If there are going to be problems what could I do to mitigate them?

Many thanks,

Marcus
Barry
Site Admin
Posts: 1529
Joined: Tue Aug 20, 2002 3:16 pm

Restoring to a new PC

Post by Barry »

This is normally PC heart attack time as there is often a disk driver conflict, unless you pre-load all disk drivers before you start. Last time I looked for these I could not find the relevant posts on the internet, however we did discuss it here once:

What can happen is the PC start to boot then blue screen’s because it cannot find the boot drive, this is immediately after the ‘wrong’ disk driver is loaded by Windows. If this does work you could then use the new PC’s driver CD to get it up to date.

Here is a link to the previous post:

http://www.aiscl.co.uk/phpBB2/viewtopic.php?t=434

Has your new PC got an operating system on it? If yes and funds allow I would experiment using a clone of the existing Windows on a third drive (formatted as primary / active so that it can boot). You could always put the extra drive in a USB / FireWire caddy for future use as an external drive.

I just thought of another problem, if the new PC is SATA and the existing Windows is running on IDE it may not boot until you have preloaded the SATA drivers on the old copy of Windows. These drivers should be on the new Motherboard CD.

Barry
marcusk
Posts: 3
Joined: Fri Oct 19, 2007 12:16 pm

Post by marcusk »

Thanks for that Barry.

I was actually thinking of restoring to the new disk and then doing a repair using a slipstreamed XP disk.

Microsoft recommend something like here:

http://support.microsoft.com/default.as ... -us;824125

Do you think that would cause the least pain?

The new PC won't have an OS, so I'm planning on installing XP, restoring via AISBackup then trying to do a repair.

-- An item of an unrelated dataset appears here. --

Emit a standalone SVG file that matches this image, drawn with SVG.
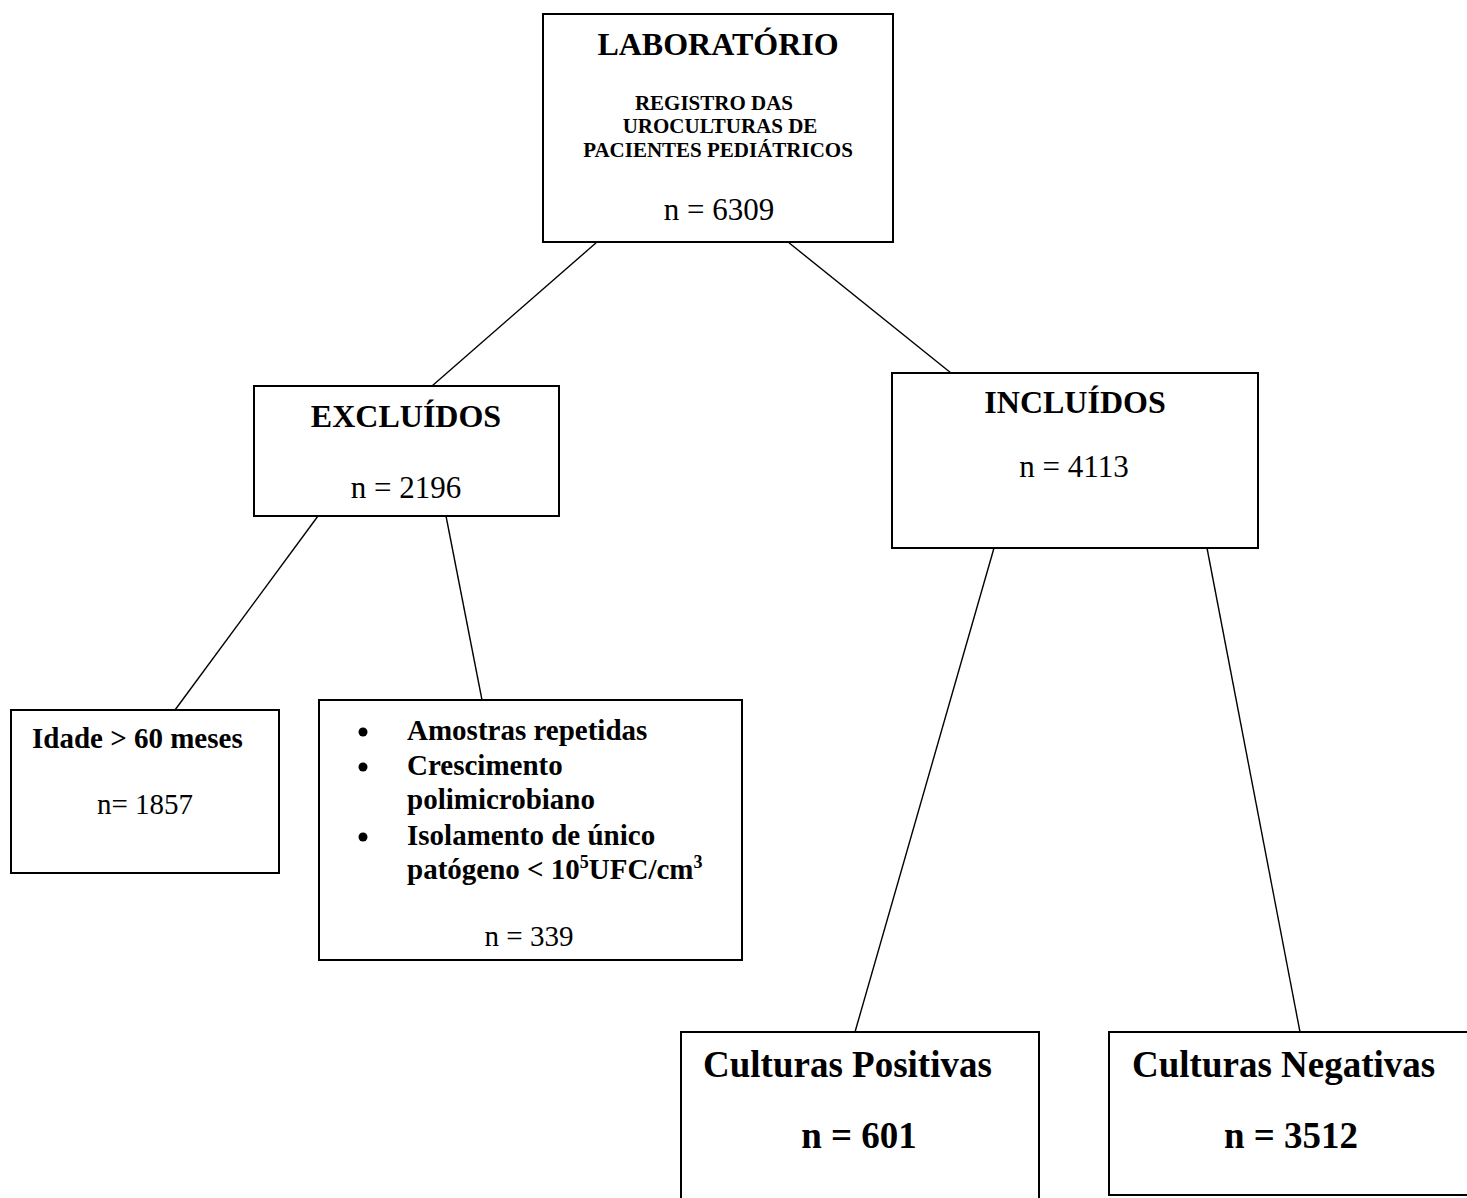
<svg xmlns="http://www.w3.org/2000/svg" width="1467" height="1198" viewBox="0 0 1467 1198">
<style>
.box{fill:#fff;stroke:#000;stroke-width:2}
.ln{stroke:#000;stroke-width:1.4;fill:none}
text{font-family:"Liberation Serif","Times New Roman",serif;fill:#000}
.b{font-weight:bold}
.c{text-anchor:middle}
</style>
<rect width="1467" height="1198" fill="#fff"/>
<g id="connectors">
<line class="ln" x1="597" y1="242" x2="432" y2="386"/>
<line class="ln" x1="788" y1="242" x2="951" y2="373"/>
<line class="ln" x1="318" y1="516" x2="175" y2="710"/>
<line class="ln" x1="446" y1="516" x2="482" y2="700"/>
<line class="ln" x1="994" y1="548" x2="855" y2="1032"/>
<line class="ln" x1="1207" y1="548" x2="1300" y2="1032"/>
</g>
<g id="laboratorio">
<rect class="box" x="543" y="14" width="350" height="228"/>
<text class="b c" x="718" y="55" font-size="32">LABORATÓRIO</text>
<text class="b c" x="714" y="110" font-size="21">REGISTRO DAS</text>
<text class="b c" x="720" y="133" font-size="21">UROCULTURAS DE</text>
<text class="b c" x="718" y="157" font-size="21">PACIENTES PEDIÁTRICOS</text>
<text class="c" x="719" y="220" font-size="31">n = 6309</text>
</g>
<g id="excluidos">
<rect class="box" x="254" y="386" width="305" height="130"/>
<text class="b c" x="406" y="427" font-size="32">EXCLUÍDOS</text>
<text class="c" x="406" y="498" font-size="31">n = 2196</text>
</g>
<g id="incluidos">
<rect class="box" x="892" y="373" width="366" height="175"/>
<text class="b c" x="1075" y="413" font-size="32">INCLUÍDOS</text>
<text class="c" x="1074" y="477" font-size="31">n = 4113</text>
</g>
<g id="idade">
<rect class="box" x="11" y="710" width="268" height="163"/>
<text class="b" x="32" y="748" font-size="29">Idade &gt; 60 meses</text>
<text class="c" x="145" y="814" font-size="29">n= 1857</text>
</g>
<g id="outros-excluidos">
<rect class="box" x="319" y="700" width="423" height="260"/>
<circle cx="363" cy="732" r="4.5"/>
<circle cx="363" cy="767" r="4.5"/>
<circle cx="363" cy="837" r="4.5"/>
<text class="b" x="407" y="740" font-size="29">Amostras repetidas</text>
<text class="b" x="407" y="775" font-size="29">Crescimento</text>
<text class="b" x="407" y="809" font-size="29">polimicrobiano</text>
<text class="b" x="407" y="845" font-size="29">Isolamento de único</text>
<text class="b" x="407" y="879" font-size="29">patógeno &lt; 10<tspan font-size="18" dy="-11">5</tspan><tspan dy="11">UFC/cm</tspan><tspan font-size="18" dy="-11">3</tspan></text>
<text class="c" x="529" y="946" font-size="29">n = 339</text>
</g>
<g id="positivas">
<rect class="box" x="681" y="1032" width="358" height="180"/>
<text class="b" x="703" y="1077" font-size="37">Culturas Positivas</text>
<text class="b c" x="859" y="1148" font-size="37">n = 601</text>
</g>
<g id="negativas">
<rect class="box" x="1109" y="1032" width="365" height="163"/>
<text class="b" x="1132" y="1077" font-size="37">Culturas Negativas</text>
<text class="b c" x="1291" y="1148" font-size="37">n = 3512</text>
</g>
</svg>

My main concern is losing all my installed applications.

Thanks,

Marcus
Barry
Site Admin
Posts: 1529
Joined: Tue Aug 20, 2002 3:16 pm

Repair install

Post by Barry »

The repair install should do the trick, please post some feedback once you have tried it.

I normally re-install all my programs when re-building on a new PC and then restore the data from backups. A good way of getting rid of all those installed and used once programs which you never get around to using again.

You will probably have to telephone Microsoft to get Windows registered, they are okay about transferring the license as long as you do not continue to use the Windows on the old PC.

Barry
marcusk
Posts: 3
Joined: Fri Oct 19, 2007 12:16 pm

Update

Post by marcusk »

So, an update as requested :)

(This has taken a long time because it has taken forever for me to get my case shipped to me, I've had a box full of kit sat in my garage for a month!)

Anyway, it's all worked well, the restore went without a hitch and windows loaded no problem.

Here's what I did:

* Created a slipstream Windows XP SP2 disk
* Built new machine
* Installed Windows with slipstream disk
* Installed AISBackup 2.5
* Restored the C drive backup from my existing machine
* Installed the Recovery Console
* Rebooted into the Recovery Console
* Finished the backup using "batch aisrestore"
* Rebooted Windows

And it all just worked! Of course Windows complained that I'd changed the hardware substantially so I had to re-activate (I have a version of Windows that allows me to install it on 10 separate machines).

I also had to use "newsid" to change the sid over for the new machine because I still have the old one running for a while (gonna change it over to be a Linux file server).

Now the install/restore I actually had to do twice. The first time after the restore I expected to have to do a repair install but Windows wouldn't recognize the installed Windows so it wound up trying to install again.

But once I just did the clean install and then restore it just worked.

So thanks to AISBackup I have virtually no downtime!

Marcus

P.S. For those who are interested in the exact change in hardware, my existing machine has the following:

Gigabyte nVidia-nForce2 mobo
AMD Athlon XP 2500+ cpu
1GB memory
ATI Radeon X1650 video card

My new machine has:
MSI L9N Sli Platinum mobo
AMD Athlon 64 X2 cpu
2 GB memory
inno3D 8600GT video card

I think I might have been lucky because the chipsets/cpu architecture is similar. Maybe with a completely different mobo chipset and an intel cpu it might not have gone so smoothly.